Есть и еще один аспект. Прошлогоднее присоединение Крыма — это не только и не столько территориальное приобретение. Это еще и заявка на восстановление преемственности с исторической Россией — как царской, так и советской. Ту же роль выполняет и дата 4 ноября — единственная в нашем официальном календаре связь с событиями, происходившими до великих потрясений ХХ века.

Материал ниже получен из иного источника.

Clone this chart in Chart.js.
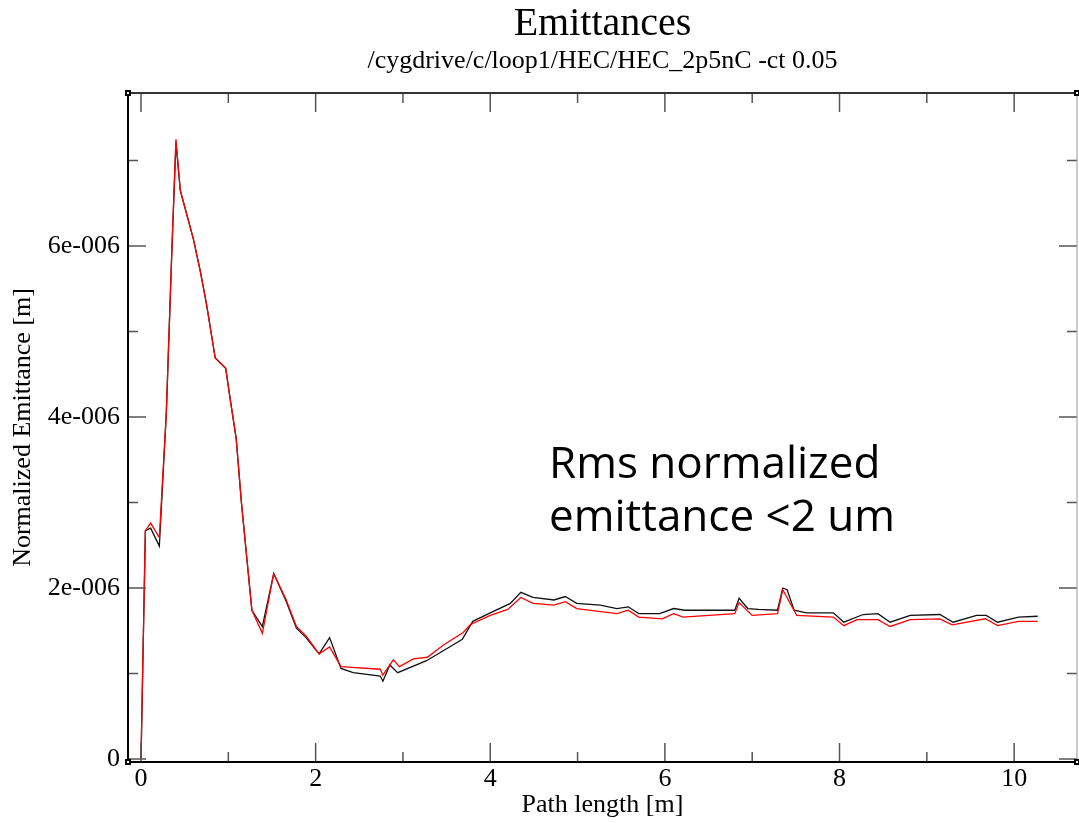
<!DOCTYPE html>
<html>
<head>
<meta charset="utf-8">
<script src="https://cdn.jsdelivr.net/npm/chart.js@4/dist/chart.umd.min.js"></script>
<style>
  html, body { margin: 0; padding: 0; background: #fff; }
  #wrap { width: 1079px; height: 823px; }
</style>
</head>
<body>
<div id="wrap"><canvas id="c"></canvas></div>
<script>
// path length [m]
const blackX = [0, 0.05, 0.11, 0.21, 0.29, 0.35, 0.40, 0.45, 0.60, 0.68, 0.75, 0.85, 0.97, 1.03, 1.09, 1.15, 1.27, 1.39, 1.52, 1.66, 1.78, 1.89, 2.04, 2.16, 2.29, 2.43, 2.74, 2.77, 2.85, 2.94, 3.27, 3.50, 3.68, 3.80, 4.00, 4.23, 4.35, 4.49, 4.73, 4.86, 4.99, 5.26, 5.45, 5.58, 5.70, 5.94, 6.10, 6.23, 6.80, 6.85, 6.95, 7.07, 7.29, 7.35, 7.40, 7.48, 7.62, 7.93, 8.05, 8.27, 8.44, 8.58, 8.81, 9.15, 9.30, 9.57, 9.68, 9.81, 10.05, 10.27];
// normalized emittance [m]
const blackY = [0, 2.67e-6, 2.70e-6, 2.49e-6, 4.05e-6, 5.85e-6, 7.21e-6, 6.65e-6, 6.08e-6, 5.70e-6, 5.32e-6, 4.69e-6, 4.57e-6, 4.15e-6, 3.75e-6, 3.00e-6, 1.74e-6, 1.55e-6, 2.17e-6, 1.85e-6, 1.53e-6, 1.42e-6, 1.23e-6, 1.42e-6, 1.06e-6, 1.01e-6, 0.97e-6, 0.91e-6, 1.10e-6, 1.01e-6, 1.15e-6, 1.29e-6, 1.40e-6, 1.61e-6, 1.71e-6, 1.82e-6, 1.95e-6, 1.89e-6, 1.86e-6, 1.90e-6, 1.82e-6, 1.80e-6, 1.76e-6, 1.78e-6, 1.70e-6, 1.70e-6, 1.76e-6, 1.74e-6, 1.74e-6, 1.88e-6, 1.76e-6, 1.75e-6, 1.74e-6, 2.00e-6, 1.98e-6, 1.74e-6, 1.71e-6, 1.71e-6, 1.60e-6, 1.69e-6, 1.70e-6, 1.60e-6, 1.68e-6, 1.69e-6, 1.60e-6, 1.68e-6, 1.68e-6, 1.60e-6, 1.66e-6, 1.67e-6];

const redX = [0, 0.05, 0.11, 0.21, 0.29, 0.35, 0.40, 0.45, 0.60, 0.68, 0.75, 0.85, 0.97, 1.03, 1.09, 1.15, 1.27, 1.39, 1.52, 1.66, 1.78, 1.89, 2.04, 2.16, 2.29, 2.74, 2.77, 2.89, 2.96, 3.12, 3.28, 3.46, 3.69, 3.77, 4.00, 4.20, 4.35, 4.49, 4.73, 4.86, 4.99, 5.45, 5.58, 5.70, 5.97, 6.10, 6.21, 6.80, 6.85, 7.00, 7.29, 7.35, 7.51, 7.93, 8.05, 8.20, 8.44, 8.58, 8.81, 9.15, 9.29, 9.67, 9.81, 10.05, 10.27];
const redY = [0, 2.67e-6, 2.76e-6, 2.59e-6, 4.05e-6, 5.85e-6, 7.25e-6, 6.65e-6, 6.08e-6, 5.70e-6, 5.32e-6, 4.69e-6, 4.57e-6, 4.15e-6, 3.75e-6, 3.00e-6, 1.74e-6, 1.47e-6, 2.17e-6, 1.87e-6, 1.55e-6, 1.44e-6, 1.23e-6, 1.31e-6, 1.08e-6, 1.05e-6, 0.98e-6, 1.16e-6, 1.08e-6, 1.17e-6, 1.19e-6, 1.33e-6, 1.48e-6, 1.57e-6, 1.68e-6, 1.75e-6, 1.89e-6, 1.82e-6, 1.80e-6, 1.84e-6, 1.76e-6, 1.70e-6, 1.74e-6, 1.66e-6, 1.64e-6, 1.70e-6, 1.66e-6, 1.70e-6, 1.83e-6, 1.68e-6, 1.70e-6, 1.98e-6, 1.68e-6, 1.66e-6, 1.56e-6, 1.63e-6, 1.63e-6, 1.55e-6, 1.63e-6, 1.64e-6, 1.57e-6, 1.64e-6, 1.56e-6, 1.61e-6, 1.61e-6];

const xMajorTicks = [0, 2, 4, 6, 8, 10];
const xMinorTicks = [1, 3, 5, 7, 9];
const yMajorTicks = [0, 2e-6, 4e-6, 6e-6];
const yMinorTicks = [1e-6, 3e-6, 5e-6, 7e-6];
const yTickLabels = ["0", "2e-006", "4e-006", "6e-006"];

const serif = "'Liberation Serif', 'Times New Roman', serif";
const toPoints = (xs, ys) => xs.map((x, i) => ({ x: x, y: ys[i] }));

// xmgrace style box with inward ticks on all four sides
const framePlugin = {
  id: "frame",
  afterDatasetsDraw: (chart) => {
    const ctx = chart.ctx;
    const a = chart.chartArea;
    const xs = chart.scales.x, ys = chart.scales.y;
    ctx.save();
    ctx.strokeStyle = "#555";
    ctx.lineWidth = 1.5;
    const tick = (v, len, isX) => {
      ctx.beginPath();
      if (isX) {
        const p = xs.getPixelForValue(v);
        ctx.moveTo(p, a.bottom); ctx.lineTo(p, a.bottom - len);
        ctx.moveTo(p, a.top); ctx.lineTo(p, a.top + len);
      } else {
        const p = ys.getPixelForValue(v);
        ctx.moveTo(a.left, p); ctx.lineTo(a.left + len, p);
        ctx.moveTo(a.right, p); ctx.lineTo(a.right - len, p);
      }
      ctx.stroke();
    };
    xMajorTicks.forEach((v) => tick(v, 19, true));
    xMinorTicks.forEach((v) => tick(v, 10, true));
    yMajorTicks.forEach((v) => tick(v, 18, false));
    yMinorTicks.forEach((v) => tick(v, 10, false));

    ctx.strokeStyle = "#999";
    ctx.lineWidth = 1;
    ctx.beginPath(); ctx.moveTo(a.right, a.top); ctx.lineTo(a.right, a.bottom); ctx.stroke();
    ctx.strokeStyle = "#333";
    ctx.lineWidth = 2;
    ctx.beginPath(); ctx.moveTo(a.left, a.top); ctx.lineTo(a.right, a.top); ctx.stroke();
    ctx.strokeStyle = "#000";
    ctx.beginPath();
    ctx.moveTo(a.left, a.top); ctx.lineTo(a.left, a.bottom); ctx.lineTo(a.right, a.bottom);
    ctx.stroke();
    // corner handles
    ctx.fillStyle = "#000";
    [[a.left, a.top], [a.left, a.bottom], [a.right, a.top], [a.right, a.bottom]].forEach(([x, y]) => {
      ctx.fillRect(x - 3, y - 3, 6, 6);
      ctx.fillStyle = "#fff";
      ctx.fillRect(x - 1, y - 1, 2, 2);
      ctx.fillStyle = "#000";
    });
    ctx.restore();
  },
};

const notePlugin = {
  id: "note",
  afterDraw: (chart) => {
    const ctx = chart.ctx;
    ctx.save();
    ctx.fillStyle = "#000";
    ctx.font = "44px 'Open Sans', 'Noto Sans', sans-serif";
    ctx.textAlign = "left";
    ctx.textBaseline = "alphabetic";
    ctx.fillText("Rms normalized", 549, 478);
    ctx.fillText("emittance <2 um", 549, 531);
    ctx.restore();
  },
};

new Chart(document.getElementById("c"), {
  type: "line",
  data: {
    datasets: [
      {
        label: "red",
        data: toPoints(redX, redY),
        borderColor: "rgb(255, 0, 0)",
        borderWidth: 1.3,
        pointRadius: 0,
        tension: 0,
      },
      {
        label: "black",
        data: toPoints(blackX, blackY),
        borderColor: "#111",
        borderWidth: 1.3,
        pointRadius: 0,
        tension: 0,
      },
    ],
  },
  options: {
    responsive: true,
    maintainAspectRatio: false,
    animation: false,
    layout: { padding: { top: 0, right: 2, bottom: 0, left: 0 } },
    plugins: {
      legend: { display: false },
      tooltip: { enabled: false },
      title: {
        display: true,
        text: "Emittances",
        color: "#000",
        fullSize: false,
        font: { family: serif, size: 40, weight: "normal", lineHeight: 1.0 },
        padding: { top: 4, bottom: 0 },
      },
      subtitle: {
        display: true,
        text: "/cygdrive/c/loop1/HEC/HEC_2p5nC -ct 0.05",
        color: "#000",
        fullSize: false,
        font: { family: serif, size: 26, weight: "normal", lineHeight: 1.2 },
        padding: { top: 2, bottom: 15.8 },
      },
    },
    scales: {
      x: {
        type: "linear",
        min: -0.149,
        max: 10.72,
        afterBuildTicks: (scale) => { scale.ticks = xMajorTicks.map((v) => ({ value: v })); },
        afterFit: (scale) => { scale.height = 61; },
        grid: { display: false, drawTicks: false },
        border: { display: false },
        ticks: { color: "#000", font: { family: serif, size: 26 }, padding: 2, maxRotation: 0 },
        title: {
          display: true,
          text: "Path length [m]",
          color: "#000",
          font: { family: serif, size: 26 },
          padding: { top: 0, bottom: 2 },
        },
      },
      y: {
        type: "linear",
        min: -0.035e-6,
        max: 7.79e-6,
        afterBuildTicks: (scale) => { scale.ticks = yMajorTicks.map((v) => ({ value: v })); },
        afterFit: (scale) => { scale.width = 128; },
        grid: { display: false, drawTicks: false },
        border: { display: false },
        ticks: {
          color: "#000",
          font: { family: serif, size: 26 },
          padding: 8,
          callback: (v) => yTickLabels[yMajorTicks.findIndex((t) => Math.abs(t - v) < 1e-9)] ?? "",
        },
        title: {
          display: true,
          text: "Normalized Emittance [m]",
          color: "#000",
          font: { family: serif, size: 26 },
          padding: { top: 8, bottom: 0 },
        },
      },
    },
  },
  plugins: [framePlugin, notePlugin],
});
</script>
</body>
</html>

КПРФ потратила многие годы на то, чтобы спозиционировать себя не как наследницу революционных матросов и политических экстремистов, развязавших после 1917-го кровавую бойню на всей территории страны, а как конструктивную, государственническую силу, ориентирующуюся на лучшие образцы отечественного госстроительства — опять-таки как советского, так и досоветского. Зачем сегодня одним конъюнктурным жестом все это перечеркивать — глубоко не ясно.
Кстати, между нами говоря, «Сталин бы не одобрил»: именно зрелый СССР давал образцы того, как можно и нужно чтить память великих событий и великих деятелей прошлого, будь то Александр Невский, Петр Великий, Суворов, Кутузов, Ломоносов, Пушкин или Менделеев. Опера Глинки «Иван Сусанин», опять-таки посвященная именно событиям 1613 года, также вполне органично смотрелась в репертуаре Большого театра именно в советскую эпоху. Вот Троцкий и троцкисты — те да, наверное, порадовались бы.
Но тут уже либо — либо: или массовая системная партия, опирающаяся на широкую народную поддержку и борющаяся за победу на демократических выборах, или группа заведомых маргиналов, ориентированная на то, чтобы разжечь мировой пожар, а также разрушить, отнять и поделить. Однако ж при всем уважении вряд ли Геннадий Андреевич на старости лет окажется способен последовательно идти по этой непростой дороге. А значит, есть немаленький риск потерять и ту, и другую возможность.
Есть известная фраза Черчилля про отличие политика от государственного деятеля — один ориентируется на следующие выборы, другой — на следующее поколение. Проблема в том, что погоня за сиюминутной конъюнктурой подчас оказывается проигрышной не только в долгосрочной, но даже и в краткосрочной политической перспективе. Судя по всему, с Геннадием Андреевичем сейчас именно это и произошло.